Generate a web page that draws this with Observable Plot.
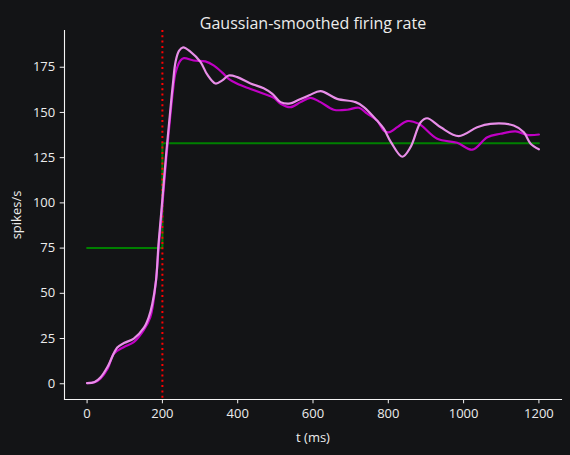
<!DOCTYPE html>
<html>
<head>
<meta charset="utf-8">
<script src="https://cdn.jsdelivr.net/npm/d3@7"></script>
<script src="https://cdn.jsdelivr.net/npm/@observablehq/plot@0.6"></script>
<style>
  html, body { margin: 0; padding: 0; background: #131416; }
</style>
</head>
<body>
<div id="chart"></div>
<script>
// ---- data ----
const title = "Gaussian-smoothed firing rate";
const xLabel = "t (ms)";
const yLabel = "spikes/s";
const xTicks = [0, 200, 400, 600, 800, 1000, 1200];
const yTicks = [0, 25, 50, 75, 100, 125, 150, 175];
const xDomain = [-60, 1260];
const yDomain = [-8.7, 195.3];
const stimOnset = 200;

// step (trial-average) line
const stepTimes = [0, 200, 1200];
const stepRates = [75, 133, 133];

// dark magenta curve
const darkTimes = [0, 20, 36, 55, 71, 97, 124, 150, 168, 182, 190, 200, 210, 220, 228, 235, 248, 257, 283, 314, 336, 359, 376, 399, 434, 469, 496, 514, 540, 567, 593, 620, 655, 691, 722, 744, 770, 788, 801, 825, 850, 881, 930, 983, 1023, 1063, 1098, 1138, 1169, 1200];
const darkRates = [0.3, 0.8, 3.0, 8.5, 16.6, 20.2, 23.0, 29.5, 36.8, 55, 75, 99, 124, 146, 162, 172, 178.7, 180, 178.7, 178.2, 176, 172, 168.6, 165.8, 163, 160.3, 158.1, 154.8, 152.9, 155.7, 158.1, 155.7, 151.5, 151.5, 152.6, 149.3, 145.5, 140, 139, 142, 145.2, 143.7, 135.4, 133.2, 129.4, 136.3, 138.2, 139.5, 137.6, 137.8];

// light violet curve
const lightTimes = [0, 20, 36, 55, 80, 98, 124, 151, 164, 173, 183, 190, 200, 210, 220, 228, 235, 244, 255, 275, 301, 319, 341, 359, 376, 399, 434, 469, 492, 514, 540, 558, 590, 620, 664, 713, 735, 770, 788, 807, 837, 859, 886, 903, 939, 987, 1036, 1071, 1133, 1160, 1178, 1200];
const lightRates = [0.3, 1.0, 3.6, 9.6, 20, 22.5, 25, 31, 37, 44, 57, 78, 102, 127, 149, 166, 178, 184, 186, 183.5, 178, 171, 166, 167.7, 170.4, 169.5, 166, 163.4, 160.3, 155.7, 155, 156.6, 159.5, 161.8, 157.5, 155.7, 153, 145.5, 141, 133.6, 125.5, 130.8, 144.6, 146.8, 141.8, 136.9, 141.8, 143.7, 142.8, 139, 132.7, 129.6];

// ---- tables built from the arrays ----
const stepData = stepTimes.map((t, i) => ({t, v: stepRates[i]}));
const darkData = darkTimes.map((t, i) => ({t, v: darkRates[i]}));
const lightData = lightTimes.map((t, i) => ({t, v: lightRates[i]}));

const fg = "#ececec";
const spine = "#f4f4f4";
const plain = d => String(d);

const chart = Plot.plot({
  width: 570,
  height: 455,
  marginTop: 30,
  marginBottom: 56,
  marginLeft: 64,
  marginRight: 9,
  style: {background: "#131416", color: fg, fontFamily: "'Open Sans', sans-serif", fontSize: "13px"},
  x: {domain: xDomain},
  y: {domain: yDomain},
  marks: [
    Plot.frame({anchor: "left", stroke: spine, strokeWidth: 1.1}),
    Plot.frame({anchor: "bottom", stroke: spine, strokeWidth: 1.1}),
    Plot.axisX({ticks: xTicks, tickFormat: plain, tickSize: 4.3, tickPadding: 5, stroke: spine, fill: fg,
      label: xLabel, labelAnchor: "center", labelArrow: "none", labelOffset: 42, fontSize: 13}),
    Plot.axisY({ticks: yTicks, tickFormat: plain, tickSize: 4.3, tickPadding: 5, stroke: spine, fill: fg,
      label: yLabel, labelAnchor: "center", labelArrow: "none", labelOffset: 53, fontSize: 13}),
    Plot.line(stepData, {x: "t", y: "v", curve: "step-after", stroke: "#008000", strokeWidth: 2}),
    Plot.ruleX([stimOnset], {stroke: "#ff0000", strokeWidth: 2, strokeDasharray: "2,3.3"}),
    Plot.line(darkData, {x: "t", y: "v", curve: "catmull-rom", stroke: "#c000c4", strokeWidth: 2.2}),
    Plot.line(lightData, {x: "t", y: "v", curve: "catmull-rom", stroke: "#e88ee8", strokeWidth: 2.2}),
    Plot.text([title], {frameAnchor: "top", dy: -13, fontSize: 16, fill: fg})
  ]
});
document.getElementById("chart").appendChild(chart);
</script>
</body>
</html>
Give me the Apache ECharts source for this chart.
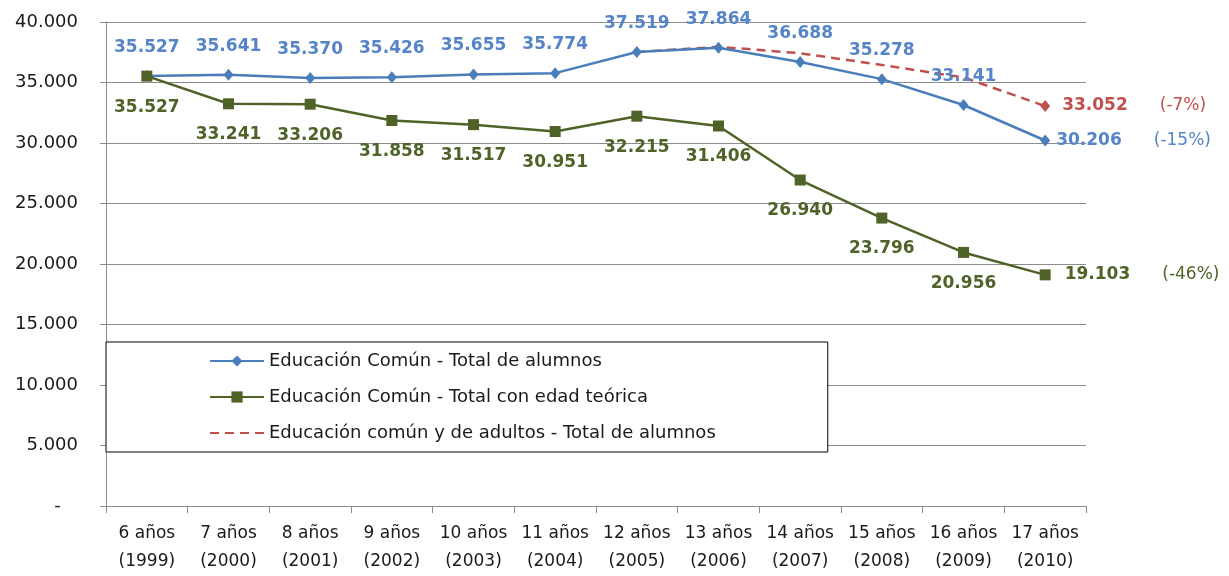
<!DOCTYPE html>
<html>
<head>
<meta charset="utf-8">
<script src="https://cdn.jsdelivr.net/npm/echarts@6/dist/echarts.min.js"></script>
<style>
  html, body { margin: 0; padding: 0; background: #fff; }
  #myChart { width: 1229px; height: 576px; }
</style>
</head>
<body>
<div id="myChart"></div>
<script>
// categorias (edad teorica / año)
const categories = ['6 años\n(1999)', '7 años\n(2000)', '8 años\n(2001)', '9 años\n(2002)', '10 años\n(2003)', '11 años\n(2004)',
  '12 años\n(2005)', '13 años\n(2006)', '14 años\n(2007)', '15 años\n(2008)', '16 años\n(2009)', '17 años\n(2010)']
const totalAlumnos = [35527, 35641, 35370, 35426, 35655, 35774, 37519, 37864, 36688, 35278, 33141, 30206]
const edadTeorica = [35527, 33241, 33206, 31858, 31517, 30951, 32215, 31406, 26940, 23796, 20956, 19103]
// linea punteada (valores estimados del grafico, salvo el ultimo)
const comunAdultos = [null, null, null, null, null, null, 37519, 37950, 37420, 36450, 35420, 33052]
const variaciones = ['(-15%)', '(-46%)', '(-7%)']
const seriesNames = ['Educación Común - Total de alumnos', 'Educación Común - Total con edad teórica', 'Educación común y de adultos - Total de alumnos']
const yTicks = { min: 0, max: 40000, interval: 5000 }

const FONT = 'DejaVu Sans'
const BLUE = '#4A7EBB', BLUE_TXT = '#5585C8'
const GREEN = '#4F6228'
const RED = '#C0504D'
const AXIS = '#8C8C8C'

function fmt(v) {
  return (v / 1000).toFixed(3)
}

// label de la ultima posicion: valor + variacion
function lastLabel(color, pct, gap) {
  return {
    show: true,
    position: 'right',
    distance: gap,
    formatter: function (p) { return '{v|' + fmt(p.value) + '}{p|' + pct + '}' },
    rich: {
      v: { fontFamily: FONT, fontSize: 17, fontWeight: 'bold', color: color },
      p: { fontFamily: FONT, fontSize: 17, fontWeight: 'normal', color: color, padding: [0, 0, 0, 32] }
    }
  }
}

const blueData = totalAlumnos.map(function (v, i) {
  if (i === totalAlumnos.length - 1) return { value: v, label: lastLabel(BLUE_TXT, variaciones[0], 6) }
  return v
})
const greenData = edadTeorica.map(function (v, i) {
  if (i === edadTeorica.length - 1) return { value: v, label: lastLabel(GREEN, variaciones[1], 14) }
  return v
})
const redData = comunAdultos.map(function (v, i) {
  if (i === comunAdultos.length - 1) {
    return { value: v, symbol: 'diamond', symbolSize: [10, 12], label: lastLabel(RED, variaciones[2], 12) }
  }
  return v
})

const option = {
  backgroundColor: '#fff',
  animation: false,
  grid: { left: 106, right: 143, top: 22, bottom: 68 },
  legend: {
    orient: 'vertical',
    left: 106,
    top: 342,
    padding: [10, 112, 10, 103],
    itemGap: 18,
    itemWidth: 54,
    itemHeight: 14,
    backgroundColor: '#fff',
    borderColor: '#000',
    borderWidth: 1,
    textStyle: { fontFamily: FONT, fontSize: 18, color: '#1a1a1a' },
    data: [
      { name: seriesNames[0] },
      { name: seriesNames[1] },
      { name: seriesNames[2], itemStyle: { opacity: 0 } }
    ]
  },
  xAxis: {
    type: 'category',
    data: categories,
    boundaryGap: true,
    axisLine: { show: true, lineStyle: { color: AXIS, width: 1 } },
    axisTick: { show: true, length: 7, lineStyle: { color: AXIS } },
    axisLabel: { fontFamily: FONT, fontSize: 17, color: '#1a1a1a', lineHeight: 28, margin: 14, interval: 0 }
  },
  yAxis: {
    type: 'value',
    min: yTicks.min,
    max: yTicks.max,
    interval: yTicks.interval,
    axisLine: { show: true, lineStyle: { color: AXIS, width: 1 } },
    axisTick: { show: true, length: 6, lineStyle: { color: AXIS } },
    splitLine: { show: true, lineStyle: { color: AXIS, width: 1 } },
    axisLabel: {
      fontFamily: FONT, fontSize: 18, color: '#1a1a1a', margin: 28,
      formatter: function (v) { return v === 0 ? '-   ' : fmt(v) }
    }
  },
  series: [
    {
      name: seriesNames[0],
      type: 'line',
      data: blueData,
      z: 3,
      symbol: 'diamond',
      symbolSize: [10, 12],
      itemStyle: { color: BLUE },
      lineStyle: { color: BLUE, width: 2.5 },
      label: {
        show: true, position: 'top', distance: 14,
        fontFamily: FONT, fontSize: 17, fontWeight: 'bold', color: BLUE_TXT,
        formatter: function (p) { return fmt(p.value) }
      }
    },
    {
      name: seriesNames[1],
      type: 'line',
      data: greenData,
      z: 4,
      symbol: 'rect',
      symbolSize: 11,
      itemStyle: { color: GREEN },
      lineStyle: { color: GREEN, width: 2.5 },
      label: {
        show: true, position: 'bottom', distance: 17,
        fontFamily: FONT, fontSize: 17, fontWeight: 'bold', color: GREEN,
        formatter: function (p) { return fmt(p.value) }
      }
    },
    {
      name: seriesNames[2],
      type: 'line',
      data: redData,
      z: 2,
      symbol: 'none',
      connectNulls: false,
      itemStyle: { color: RED },
      lineStyle: { color: RED, width: 2.5, type: [9, 6] },
      label: { show: false }
    }
  ]
}

const myChart = echarts.init(document.getElementById('myChart'))
myChart.setOption(option)
</script>
</body>
</html>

━━━━

### What is needed:
Gather each line of the records holding the string "this".

### Exercise output:
Generate a web page that draws this with Observable Plot.
Give me the Apache ECharts source for this chart.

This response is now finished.